The sale to the Chinese will be a test of sorts for Australia’s foreign investment policy as the deal is subject to approval from the FIRB and ultimately, the Federal Treasurer, gentleman Jim Chalmers. The Robe Mesa project is boutique stuff in Pilbara iron ore terms. But who knows nowadays?
Assuming that Robe Mesa does get passed on to the Chinese, or Rio at a higher price, CZR is clearly going to be one cashed up explorer. And that is something few juniors on the ASX can pin their name.

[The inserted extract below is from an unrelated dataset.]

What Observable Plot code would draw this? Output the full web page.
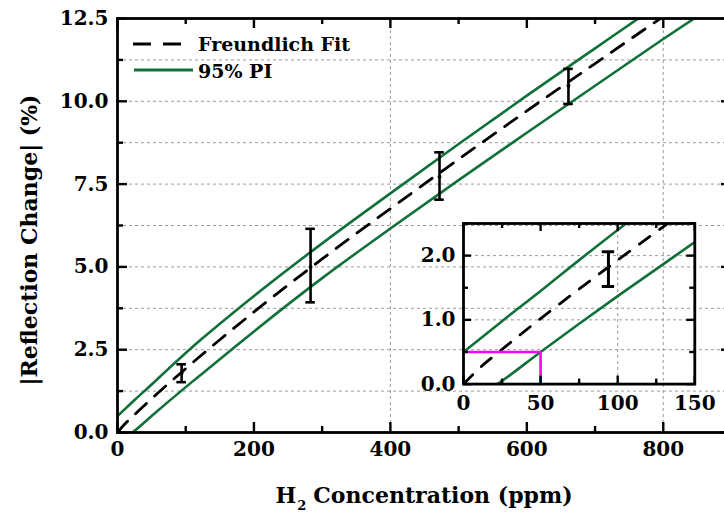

As an aside, Mark Creasy owns 53% of CZR and is involved in sale talks with the Chinese for his 15% stake in the project. It is noted that his wife Annie Guo sits on the CZR board which unanimously supports the sale of CZR’s 85% project stake.
Magnetic (ASX:MAU):
A pre-Xmas poll on stocks to watch in 2024 highlighted Laverton gold explorer Magnetic (MAU).
Led by founder and managing director George Sakalidis of former mineral sands fame, Magnetic performed strongly in 2023.
It last traded at 90.5c for a market cap of $216m. Argonaut, which has a $1.80 price target on the stock, and others reckon there is more to come in 2024.
Magnetic’s drilling along a section of the Chatterbox Zone some 15km or so from Laverton has already delivered a resource of 1.23Moz grading a handy 1.69g/t across a number of deposits.
The main deposit is Lady Julie North 4 (LJN4) with its 852,000oz at a better grade still of 2.02 g/t, making it the highest-grade open-pit deposit in WA of scale.
Interesting enough for sure. But the real game-changer for Magnetic, and the reason the company has captured the market’s attention, is the potential for LJN4 to get bigger still.
Drilling for more of its high-grade and seriously thick stacked lodes below the existing known resource is underway, with results likely in the near-term.
Come next month, Magnetic plans to start bringing things together with the release of a scoping/pre-feasibility study for development of the broader Laverton project.
There will be no surprise should the study point to a project with 100,000ozpa production potential for the long term.
Whether any future development on that sort of scale will have Magnetic’s name on the front gate remains to be seen. Laverton, like Leonora to the east, is ripe for consolidation.
There are three big mills within trucking distance owned by others that could do with a feed of the sweet grade ore LJN4 could offer up.
Sakalidis is alert to all that and 18 months ago appointed Jefferies to run a data room on the Laverton project, with toll treatment/sale/takeover all possibilities.
The February study could be the trigger for some action from one of the interested parties. In the meantime, the prospect of thick and even higher grade results from the deep drilling program will continue to enhance the project’s stand-alone credentials.